Exercise requirements:
State how many lines contain "this", and write nothing except that count.

Provided data:
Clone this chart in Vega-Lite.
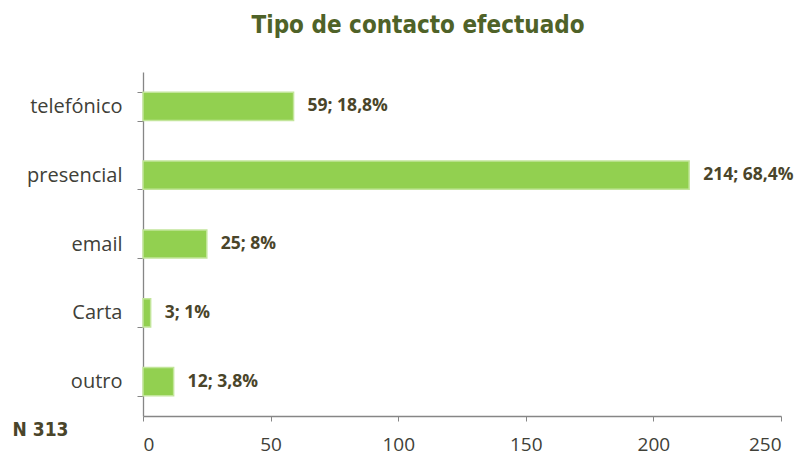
{
  "$schema": "https://vega.github.io/schema/vega-lite/v6.json",
  "autosize": {"type": "none"},
  "padding": {"left": 143, "top": 72, "right": 23, "bottom": 43},
  "width": 638,
  "height": 344,
  "background": "#ffffff",
  "title": {
    "text": "Tipo de contacto efectuado",
    "font": "DejaVu Sans Condensed, Liberation Sans Narrow, sans-serif",
    "fontSize": 24,
    "fontWeight": "bold",
    "color": "#4f6228",
    "anchor": "middle",
    "baseline": "alphabetic",
    "offset": 39,
    "dx": -44,
    "dy": 34
  },
  "config": {
    "view": {"stroke": null},
    "axis": {"labelFont": "Open Sans", "titleFont": "Open Sans"}
  },
  "data": {
    "values": [
      {"tipo": "telefónico", "n": 59, "label": "59; 18,8%"},
      {"tipo": "presencial", "n": 214, "label": "214; 68,4%"},
      {"tipo": "email", "n": 25, "label": "25; 8%"},
      {"tipo": "Carta", "n": 3, "label": "3; 1%"},
      {"tipo": "outro", "n": 12, "label": "12; 3,8%"}
    ]
  },
  "encoding": {
    "y": {
      "field": "tipo",
      "type": "nominal",
      "sort": ["telefónico", "presencial", "email", "Carta", "outro"],
      "scale": {"paddingInner": 0.59, "paddingOuter": 0.295},
      "axis": {
        "title": "N 313",
        "titleAngle": 0,
        "titleX": -131,
        "titleY": 363,
        "titleAlign": "left",
        "titleBaseline": "alphabetic",
        "titleFont": "DejaVu Sans Condensed, Liberation Sans Narrow, sans-serif",
        "titleFontSize": 19,
        "titleFontWeight": "bold",
        "titleColor": "#4a452a",
        "labelFontSize": 20,
        "labelColor": "#404038",
        "labelPadding": 15,
        "tickBand": "extent",
        "tickSize": 6,
        "tickColor": "#868686",
        "domainColor": "#868686",
        "domainWidth": 1.3,
        "grid": false
      }
    },
    "x": {
      "field": "n",
      "type": "quantitative",
      "scale": {"domain": [0, 250], "nice": false},
      "axis": {
        "title": null,
        "values": [0, 50, 100, 150, 200, 250],
        "labelFontSize": 19,
        "labelColor": "#404038",
        "labelPadding": 14,
        "tickSize": 5,
        "tickColor": "#868686",
        "domainColor": "#868686",
        "domainWidth": 1.3,
        "grid": false
      }
    }
  },
  "layer": [
    {
      "mark": {"type": "bar", "color": "#92d050", "stroke": "#c2e59a", "strokeWidth": 1.5}
    },
    {
      "mark": {
        "type": "text",
        "align": "left",
        "baseline": "middle",
        "dx": 14,
        "font": "Open Sans",
        "fontSize": 17.5,
        "fontWeight": "bold",
        "color": "#4a452a"
      },
      "encoding": {"text": {"field": "label"}}
    }
  ]
}
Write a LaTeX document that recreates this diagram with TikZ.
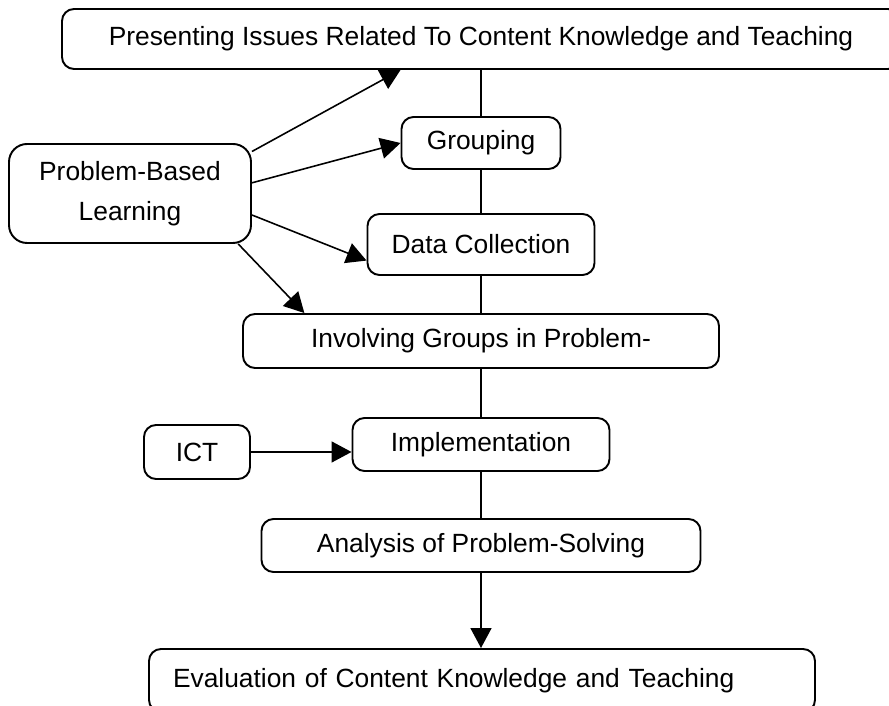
\documentclass[tikz,border=0pt]{standalone}
\usepackage{fontspec}
\setmainfont{Liberation Sans}
\usepackage{tikz}
\usetikzlibrary{arrows.meta,calc}
\tikzset{
    block/.style = {draw, rectangle, rounded corners=2.4mm,
        line width=1.1pt, inner sep=0pt, align=center},
    arrow/.style = {draw, line width=0.9pt, -{Triangle[length=4mm,width=4.2mm]}},
    link/.style = {draw, line width=0.9pt}
}

\begin{document}
\begin{tikzpicture}[font=\fontsize{15}{20}\selectfont]
  \useasboundingbox (0,0) rectangle (17.78,14.12);
  \node[block, minimum width=16.76cm, minimum height=1.2cm] (top) at (9.62,13.34)
    {Presenting Issues Related To Content Knowledge and Teaching};
  \node[block, minimum width=3.18cm, minimum height=1.04cm] (group) at (9.62,11.26) {Grouping};
  \node[block, minimum width=4.84cm, minimum height=1.98cm, rounded corners=3.6mm] (pbl) at (2.6,10.25)
    {Problem-Based\\[3pt]Learning};
  \node[block, minimum width=4.54cm, minimum height=1.22cm] (data) at (9.62,9.23) {Data Collection};
  \node[block, minimum width=9.52cm, minimum height=1.08cm] (involve) at (9.62,7.30)
    {Involving Groups in Problem-};
  \node[block, minimum width=2.12cm, minimum height=1.08cm] (ict) at (3.94,5.08) {ICT};
  \node[block, minimum width=5.14cm, minimum height=1.06cm] (impl) at (9.62,5.23) {Implementation};
  \node[block, minimum width=8.78cm, minimum height=1.06cm] (analysis) at (9.62,3.21)
    {Analysis of Problem-Solving};
  \node[block, minimum height=1.26cm, inner xsep=0.48cm, text width=12.36cm, align=left] (eval) at (9.64,0.51)
    {Evaluation of Content Knowledge and Teaching};

  % main line
  \draw[link] (top) -- (group);
  \draw[link] (group) -- (data);
  \draw[link] (data) -- (involve);
  \draw[link] (involve) -- (impl);
  \draw[link] (impl) -- (analysis);
  \draw[arrow] (analysis.south) -- (analysis.south |- eval.north);

  % inputs
  \draw[arrow] (pbl.19) -- (top.south -| group.west);
  \draw[arrow] (pbl.5) -- (group.west);
  \draw[arrow] (pbl.-10) -- (data.188);
  \draw[arrow] (pbl.-25) -- (involve.171.5);
  \draw[arrow] (ict.east) -- (ict.east -| impl.west);
\end{tikzpicture}
\end{document}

Task solution:
2